В тот же день Сотник выехал в Харьков.
Вера понимала, что она навсегда потеряла Колю. Нечего было и думать о том, что перед ним можно еще извиниться. Слишком большая ее вина. И для чего ей нужен был Сумной? Она позвонила ему лишь по той простой причине, что привыкла клин выбивать клином. После ссоры с Колей настроение у нее было тяжелое, давящее. Вера думала, что Коля придет в тот же вечер. Но прошел один вечер, другой... Оставаться наедине со своим тяжелым настроением она не могла. Надо было поделиться с кем-то, вылить кому-то всю злость на Колю. Солод к ней уже не приходил, да и не годился он для такого разговора, — он бы отнесся к ее переживаниям с присущей ему иронией. А Вера не хотела, чтобы он смеялся над ней. Сумной считал себя ее давним другом. Он тоже холодноватый и легкомысленный, но у него есть сердце, во всяком случае, когда речь идет о Вере Мироновой. С женщинами она не дружила. Итак, выбор был ограничен.

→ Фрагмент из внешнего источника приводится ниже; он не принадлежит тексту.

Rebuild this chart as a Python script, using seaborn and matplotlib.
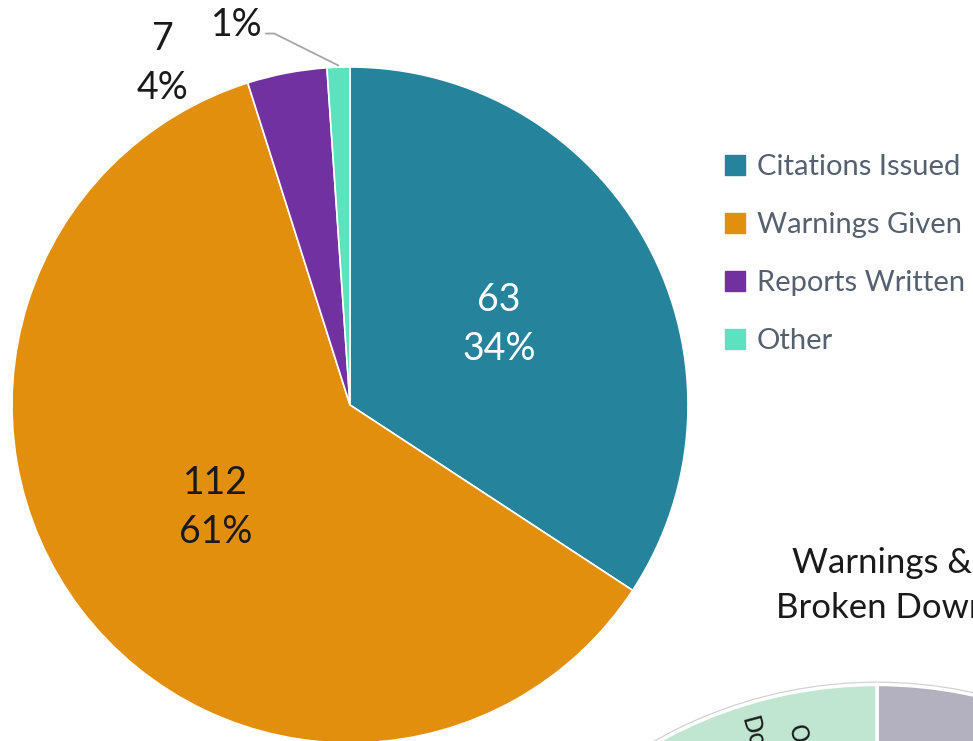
import numpy as np
import matplotlib
matplotlib.use("Agg")
import matplotlib.pyplot as plt
import seaborn as sns
from matplotlib.lines import Line2D

#----- data -----
categories = ["Citations Issued", "Warnings Given", "Reports Written", "Other"]
counts = [63, 112, 7, 2]
pct_labels = ["34%", "61%", "4%", "1%"]
colors = ["#25849c", "#e28f0e", "#7131a0", "#5ee1be"]

# second (cut off) chart at the bottom right
second_vals = [1, 1]
second_colors = ["#b3b1bf", "#c0e6d2"]

sns.set_theme(style="white")
plt.rcParams['font.family'] = ['Lato', 'DejaVu Sans']
plt.rcParams['font.weight'] = 'normal'

W, H = 973, 741
fig = plt.figure(figsize=(W / 100, H / 100), dpi=100)

#----- main pie -----
cx, cy, R = 350, 405, 338
ax = fig.add_axes([(cx - R) / W, (H - cy - R) / H, 2 * R / W, 2 * R / H])
wedges, _ = ax.pie(counts, colors=colors, startangle=90, counterclock=False,
                   radius=1, wedgeprops=dict(edgecolor="white", linewidth=1.2))
ax.set_xlim(-1, 1)
ax.set_ylim(-1, 1)
ax.set_aspect("equal")
ax.axis("off")

lab_kw = dict(ha="center", va="center", fontsize=27, linespacing=1.45,
              clip_on=False)
for i, w in enumerate(wedges):
    mid = np.deg2rad((w.theta1 + w.theta2) / 2)
    if i == 0:
        ax.text(0.5 * np.cos(mid), 0.5 * np.sin(mid), f"{counts[i]}\n{pct_labels[i]}",
                color="white", **lab_kw)
    elif i == 1:
        ax.text(0.5 * np.cos(mid), 0.5 * np.sin(mid), f"{counts[i]}\n{pct_labels[i]}",
                color="#1a1a1a", **lab_kw)
    elif i == 2:
        # pushed left so it clears the 1% label
        a = mid + np.deg2rad(18)
        ax.text(1.153 * np.cos(a), 1.153 * np.sin(a), f"{counts[i]}\n{pct_labels[i]}",
                color="#1a1a1a", **lab_kw)
    else:
        px, py = np.cos(mid), np.sin(mid)
        tx, ty = -0.334, 1.124
        ax.text(tx, ty, pct_labels[i], color="#1a1a1a", **lab_kw)
        ax.plot([tx + 0.085, tx + 0.11, px], [ty - 0.025, ty - 0.025, py + 0.005],
                color="#a6a6a6", lw=1.3, clip_on=False)

#----- legend -----
handles = [Line2D([0], [0], marker="s", color="none", markerfacecolor=c,
                  markeredgecolor=c, markersize=14) for c in colors]
fig.legend(handles, categories, loc="upper left",
           bbox_to_anchor=(722 / W, 1 - 154 / H), frameon=False,
           labelspacing=1.1, handlelength=0.9,
           handletextpad=0.3, borderpad=0, borderaxespad=0,
           labelcolor="#556070", prop={'size': 21})

#----- second chart (cut off) -----
fig.text(792 / W, 1 - 563 / H, "Warnings &", ha="left", va="center",
         fontsize=25, color="#1a1a1a")
fig.text(776 / W, 1 - 608 / H, "Broken Down", ha="left", va="center",
         fontsize=25, color="#1a1a1a")

c2x, c2y, R2 = 877, 1133, 453
ax2 = fig.add_axes([(c2x - R2) / W, (H - c2y - R2) / H, 2 * R2 / W, 2 * R2 / H])
ax2.pie([1], colors=["#cfcfcf"], radius=1.008)
ax2.pie(second_vals, colors=second_colors, startangle=90, counterclock=False,
        radius=1, wedgeprops=dict(edgecolor="white", linewidth=2.5))
ax2.set_xlim(-1.01, 1.01)
ax2.set_ylim(-1.01, 1.01)
ax2.set_aspect("equal")
ax2.axis("off")

fig.text(752 / W, 1 - 714 / H, "Do", rotation=-75, ha="center", va="top",
         fontsize=17, color="#1a1a1a", family="DejaVu Sans")
fig.text(797 / W, 1 - 722 / H, "O", rotation=-75, ha="center", va="top",
         fontsize=17, color="#1a1a1a", family="DejaVu Sans")

fig.savefig("out.png", dpi=100)
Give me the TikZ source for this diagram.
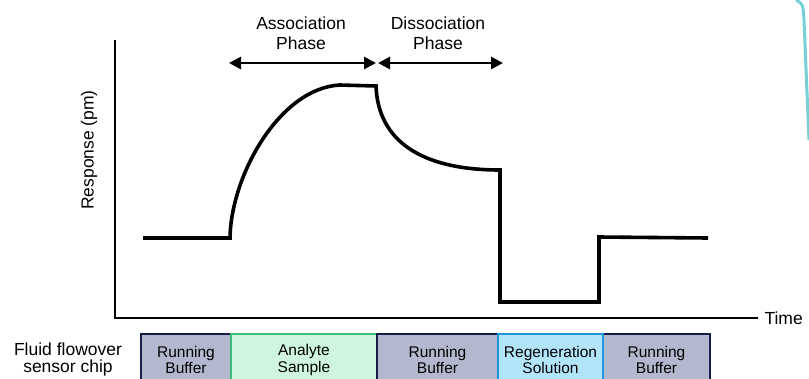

Сумной отзывчиво отнесся к ней, пытался, как и всегда, угадать, что она думает о Коле, глубока ли ее обида или мимолетная, пустяковая. Это должно определить и его поведение и то, что можно говорить о Круглове, а чего нельзя, чтобы не обидеть Верино самолюбие. Он понял, что ее обида мелкая, потому что «идейная», а идейных различий в семейных спорах он не признавал. По его мнению, идеи нужны только для газеты, а не для жены. Итак, ему было ясно, что Вера и Коля помирятся, поэтому о Круглове он говорил осторожно, сдержанно, следя за тем, как к его словам относится Вера. Круглова он ненавидел, но, по мнению Сумного, такова профессия журналиста — скрывать свою любовь и ненависть, свои симпатии и антипатии, говорить то, что нужно не столько тебе самому, сколько другим. Этого кредо придерживался Сумной и в газете, и в жизни. Он оказался именно таким собеседником, который и был нужен Вере.